## [Short exercise]
Check each line of the data for "this" and select those that have it.

## [Provided data]
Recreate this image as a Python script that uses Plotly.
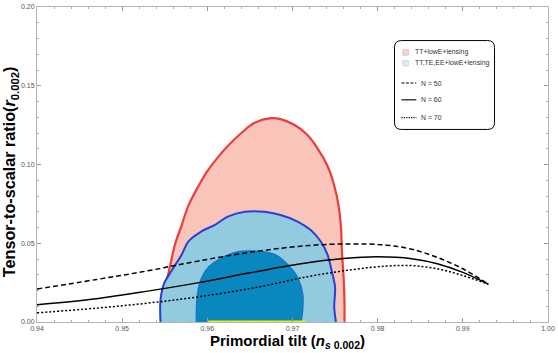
* * *
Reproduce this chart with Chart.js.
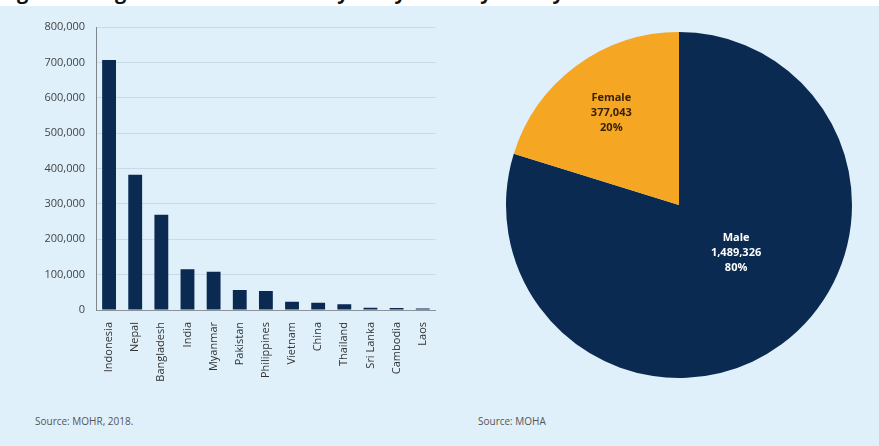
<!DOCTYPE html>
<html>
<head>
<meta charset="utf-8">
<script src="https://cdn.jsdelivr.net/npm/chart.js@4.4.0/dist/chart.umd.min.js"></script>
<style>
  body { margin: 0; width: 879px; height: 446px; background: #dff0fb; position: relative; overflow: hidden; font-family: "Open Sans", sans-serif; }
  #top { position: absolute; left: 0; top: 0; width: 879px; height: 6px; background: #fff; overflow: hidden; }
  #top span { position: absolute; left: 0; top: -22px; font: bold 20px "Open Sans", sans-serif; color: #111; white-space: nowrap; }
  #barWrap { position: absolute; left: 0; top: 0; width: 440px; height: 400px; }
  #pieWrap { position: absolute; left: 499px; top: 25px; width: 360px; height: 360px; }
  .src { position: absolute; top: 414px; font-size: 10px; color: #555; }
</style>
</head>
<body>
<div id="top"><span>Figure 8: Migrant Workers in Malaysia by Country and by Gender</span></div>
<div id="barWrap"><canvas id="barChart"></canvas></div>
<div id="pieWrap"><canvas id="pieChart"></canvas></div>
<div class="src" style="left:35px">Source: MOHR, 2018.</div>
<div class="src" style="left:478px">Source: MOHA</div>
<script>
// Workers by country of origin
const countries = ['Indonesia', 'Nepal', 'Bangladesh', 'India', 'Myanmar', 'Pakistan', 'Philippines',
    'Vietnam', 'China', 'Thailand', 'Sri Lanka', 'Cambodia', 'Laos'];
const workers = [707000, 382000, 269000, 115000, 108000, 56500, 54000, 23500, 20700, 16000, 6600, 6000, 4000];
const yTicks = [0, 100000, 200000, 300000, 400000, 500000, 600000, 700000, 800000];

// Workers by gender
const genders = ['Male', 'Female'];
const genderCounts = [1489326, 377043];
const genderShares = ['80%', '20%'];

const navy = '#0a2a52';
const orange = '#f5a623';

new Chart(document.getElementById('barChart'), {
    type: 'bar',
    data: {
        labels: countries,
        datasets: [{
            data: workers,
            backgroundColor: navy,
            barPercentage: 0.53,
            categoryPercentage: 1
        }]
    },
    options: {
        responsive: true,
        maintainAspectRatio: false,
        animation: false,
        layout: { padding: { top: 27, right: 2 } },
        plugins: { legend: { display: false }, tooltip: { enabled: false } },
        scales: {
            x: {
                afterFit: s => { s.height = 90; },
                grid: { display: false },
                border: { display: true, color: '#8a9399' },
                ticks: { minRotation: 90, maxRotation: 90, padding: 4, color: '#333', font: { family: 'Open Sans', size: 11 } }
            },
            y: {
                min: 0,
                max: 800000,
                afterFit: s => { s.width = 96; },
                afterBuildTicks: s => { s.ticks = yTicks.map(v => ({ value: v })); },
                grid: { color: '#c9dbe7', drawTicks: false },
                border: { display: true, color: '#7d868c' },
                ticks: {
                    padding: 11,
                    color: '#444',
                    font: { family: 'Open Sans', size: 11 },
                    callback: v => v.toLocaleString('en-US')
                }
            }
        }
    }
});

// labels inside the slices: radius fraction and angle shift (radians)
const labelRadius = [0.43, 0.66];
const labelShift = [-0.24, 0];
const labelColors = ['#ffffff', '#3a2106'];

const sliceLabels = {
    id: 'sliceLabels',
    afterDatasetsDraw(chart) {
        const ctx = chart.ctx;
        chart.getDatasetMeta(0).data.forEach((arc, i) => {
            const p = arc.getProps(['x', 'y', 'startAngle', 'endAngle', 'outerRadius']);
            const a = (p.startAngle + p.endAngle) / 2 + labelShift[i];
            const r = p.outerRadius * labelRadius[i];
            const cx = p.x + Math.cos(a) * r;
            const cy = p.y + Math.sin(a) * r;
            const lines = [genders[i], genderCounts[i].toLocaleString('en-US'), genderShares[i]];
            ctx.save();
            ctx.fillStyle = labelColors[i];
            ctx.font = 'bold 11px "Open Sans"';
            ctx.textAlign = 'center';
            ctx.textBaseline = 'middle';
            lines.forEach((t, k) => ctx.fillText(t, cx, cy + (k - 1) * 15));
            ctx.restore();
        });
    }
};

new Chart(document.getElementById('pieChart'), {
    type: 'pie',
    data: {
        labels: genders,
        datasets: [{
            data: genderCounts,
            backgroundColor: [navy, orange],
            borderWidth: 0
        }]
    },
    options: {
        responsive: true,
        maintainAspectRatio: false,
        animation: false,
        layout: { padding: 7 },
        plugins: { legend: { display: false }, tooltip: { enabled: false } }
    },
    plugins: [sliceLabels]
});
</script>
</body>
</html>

## [Complete answer]
Recreate this image as a Python script that uses Plotly.
Reproduce this chart with Chart.js.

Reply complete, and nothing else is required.